4) There is no international equivalent to the American legal device of "declaring bankruptcy".
A lot of people think it's unfair that individuals who get into deep enough financial trouble can essentially "hit the reset button" and walk away from their obligations, leaving lenders with a big loss. Yet, there is actually a legitimate function to this legal pathway, so long as it isn't abused. Without it, individuals might be forever trapped under unmanageable debt, unable to ever be the good consumers American-style Capitalism wants us all to be. It would also preclude somebody with otherwise good business acumen from ever overcoming a one-time mistake, to once again become a successful entrepreneur (i.e. employer, taxpayer, innovator, etc).
Unfortunately, no such pathway exists for nations which mismanage their debt. Blaustein lays out a good case for why there probably should be.

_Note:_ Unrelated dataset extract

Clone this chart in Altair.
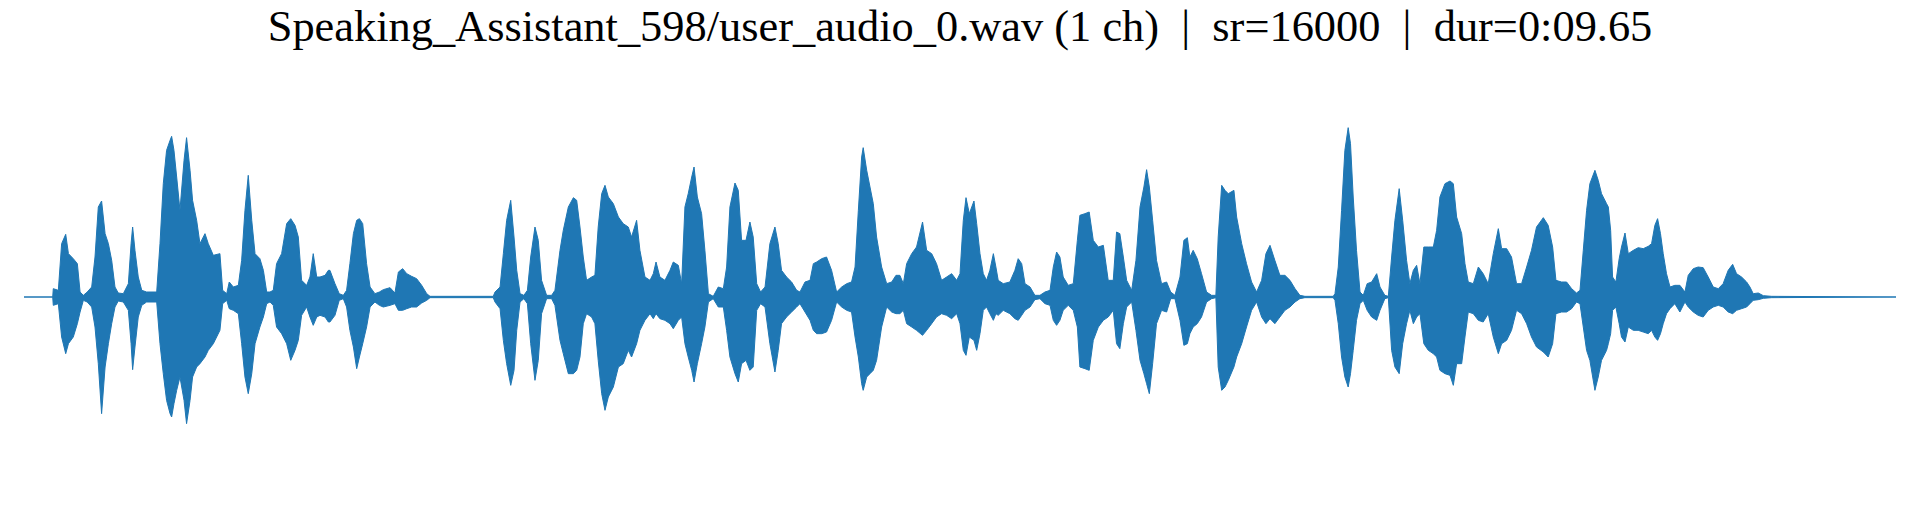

If you are interested in any of this kind of stuff, this is a decent (but not great) read. There are a lot of nice details sprinkled in, about the different players in this story, and what they are like on a personal level. If you tend to be unsympathetic towards predatory banks like JP Morgan, it is nice to see Blaustein cutting them exactly zero slack for their role in Argentina's undoing. Likewise for the Treasury Dept under George W. Bush. The final few pages detail then-Treasury Secretary John Snow tying himself into knots of pretzel logic in front of Congress, testifying why he thinks countries with unmanageable debt are a great investment, why he thinks American taxpayers' money should go into saving unrealistically-risky bonds from failing just so a few mega-rich investors won't have to take a loss, and (best of all) why what happened to Argentina "could never happen here" (!!)